**Exercise details**
Of all the lines in the records, how many hold the word "this"? Answer with the number only.

Rows from a dataset:

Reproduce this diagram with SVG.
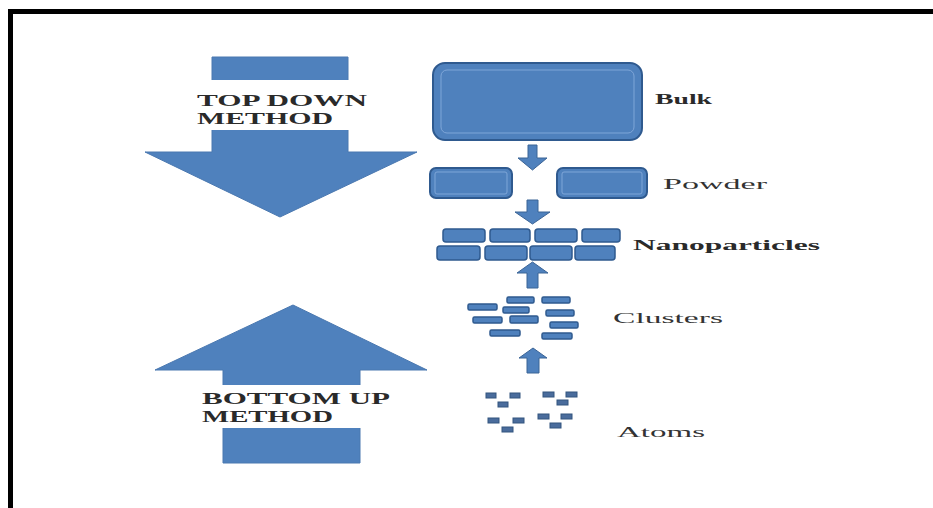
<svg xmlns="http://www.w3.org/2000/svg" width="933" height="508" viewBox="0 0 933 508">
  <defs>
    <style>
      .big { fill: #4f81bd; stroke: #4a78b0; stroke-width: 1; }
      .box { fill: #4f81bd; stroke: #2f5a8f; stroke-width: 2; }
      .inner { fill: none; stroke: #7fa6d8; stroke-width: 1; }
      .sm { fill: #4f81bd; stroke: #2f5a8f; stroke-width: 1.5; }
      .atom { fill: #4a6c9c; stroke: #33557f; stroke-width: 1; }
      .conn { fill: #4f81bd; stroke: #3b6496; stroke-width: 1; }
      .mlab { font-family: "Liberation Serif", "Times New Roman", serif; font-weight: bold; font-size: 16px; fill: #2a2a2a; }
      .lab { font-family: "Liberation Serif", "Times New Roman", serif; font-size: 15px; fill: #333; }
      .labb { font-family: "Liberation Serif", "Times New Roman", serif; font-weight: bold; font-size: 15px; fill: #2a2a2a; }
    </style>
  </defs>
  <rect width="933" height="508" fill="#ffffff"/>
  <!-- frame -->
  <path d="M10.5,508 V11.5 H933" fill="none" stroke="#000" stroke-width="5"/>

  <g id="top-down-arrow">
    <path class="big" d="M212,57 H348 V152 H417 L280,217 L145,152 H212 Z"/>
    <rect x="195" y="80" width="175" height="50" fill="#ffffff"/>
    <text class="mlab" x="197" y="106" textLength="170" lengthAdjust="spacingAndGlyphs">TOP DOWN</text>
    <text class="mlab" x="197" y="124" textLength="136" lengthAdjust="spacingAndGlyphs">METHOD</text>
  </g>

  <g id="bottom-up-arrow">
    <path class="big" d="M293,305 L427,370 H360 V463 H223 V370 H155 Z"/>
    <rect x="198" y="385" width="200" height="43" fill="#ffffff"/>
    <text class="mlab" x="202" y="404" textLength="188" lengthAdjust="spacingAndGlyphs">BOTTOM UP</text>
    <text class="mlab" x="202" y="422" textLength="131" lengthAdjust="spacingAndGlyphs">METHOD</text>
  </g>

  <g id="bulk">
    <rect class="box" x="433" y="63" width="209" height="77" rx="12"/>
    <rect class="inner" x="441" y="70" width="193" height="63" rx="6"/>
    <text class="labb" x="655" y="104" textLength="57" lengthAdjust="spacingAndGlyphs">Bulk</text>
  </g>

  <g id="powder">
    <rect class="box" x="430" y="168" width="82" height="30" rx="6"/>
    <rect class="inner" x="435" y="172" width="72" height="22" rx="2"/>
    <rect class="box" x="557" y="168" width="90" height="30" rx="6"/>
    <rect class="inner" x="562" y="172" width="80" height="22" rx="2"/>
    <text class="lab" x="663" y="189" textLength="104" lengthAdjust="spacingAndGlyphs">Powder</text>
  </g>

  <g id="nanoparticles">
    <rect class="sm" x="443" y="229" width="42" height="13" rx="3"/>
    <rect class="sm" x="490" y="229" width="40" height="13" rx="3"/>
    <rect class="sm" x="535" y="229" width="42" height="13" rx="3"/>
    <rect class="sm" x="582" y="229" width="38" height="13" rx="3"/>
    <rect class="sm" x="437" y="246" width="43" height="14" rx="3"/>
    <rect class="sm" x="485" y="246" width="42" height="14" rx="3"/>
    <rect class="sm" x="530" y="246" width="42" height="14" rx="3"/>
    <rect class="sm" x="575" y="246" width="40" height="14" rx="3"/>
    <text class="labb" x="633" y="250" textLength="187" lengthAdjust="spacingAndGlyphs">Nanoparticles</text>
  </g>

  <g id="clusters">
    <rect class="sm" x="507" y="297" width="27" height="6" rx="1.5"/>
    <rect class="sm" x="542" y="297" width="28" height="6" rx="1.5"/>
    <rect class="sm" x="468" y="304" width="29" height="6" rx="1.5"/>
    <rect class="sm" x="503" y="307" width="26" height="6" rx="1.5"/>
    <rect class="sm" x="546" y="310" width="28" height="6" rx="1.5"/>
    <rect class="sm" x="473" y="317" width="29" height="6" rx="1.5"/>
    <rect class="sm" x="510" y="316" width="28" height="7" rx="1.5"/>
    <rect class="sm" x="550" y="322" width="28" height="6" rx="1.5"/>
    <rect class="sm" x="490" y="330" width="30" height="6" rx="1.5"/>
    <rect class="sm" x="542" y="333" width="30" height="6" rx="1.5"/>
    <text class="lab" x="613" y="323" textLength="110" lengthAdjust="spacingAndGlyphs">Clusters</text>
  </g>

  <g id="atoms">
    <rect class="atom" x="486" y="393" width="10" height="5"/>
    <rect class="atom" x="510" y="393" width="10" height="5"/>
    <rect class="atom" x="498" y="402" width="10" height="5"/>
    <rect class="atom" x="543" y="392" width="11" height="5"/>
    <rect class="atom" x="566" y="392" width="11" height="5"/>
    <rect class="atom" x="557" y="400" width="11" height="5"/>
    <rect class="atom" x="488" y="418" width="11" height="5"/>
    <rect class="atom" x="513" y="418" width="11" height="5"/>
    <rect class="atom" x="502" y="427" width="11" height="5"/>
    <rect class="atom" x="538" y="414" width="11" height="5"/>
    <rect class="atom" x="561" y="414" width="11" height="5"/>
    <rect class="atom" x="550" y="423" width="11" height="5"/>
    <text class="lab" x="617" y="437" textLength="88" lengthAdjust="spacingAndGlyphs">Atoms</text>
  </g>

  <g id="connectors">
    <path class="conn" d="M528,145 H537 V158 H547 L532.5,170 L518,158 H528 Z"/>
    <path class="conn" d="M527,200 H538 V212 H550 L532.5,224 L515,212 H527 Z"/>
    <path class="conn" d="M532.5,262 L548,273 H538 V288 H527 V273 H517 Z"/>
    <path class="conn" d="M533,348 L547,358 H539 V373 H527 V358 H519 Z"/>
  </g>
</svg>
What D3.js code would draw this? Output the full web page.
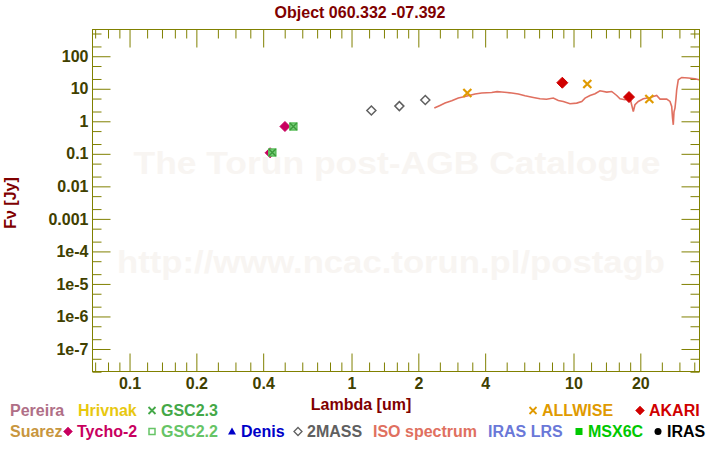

**Reply to the task**
2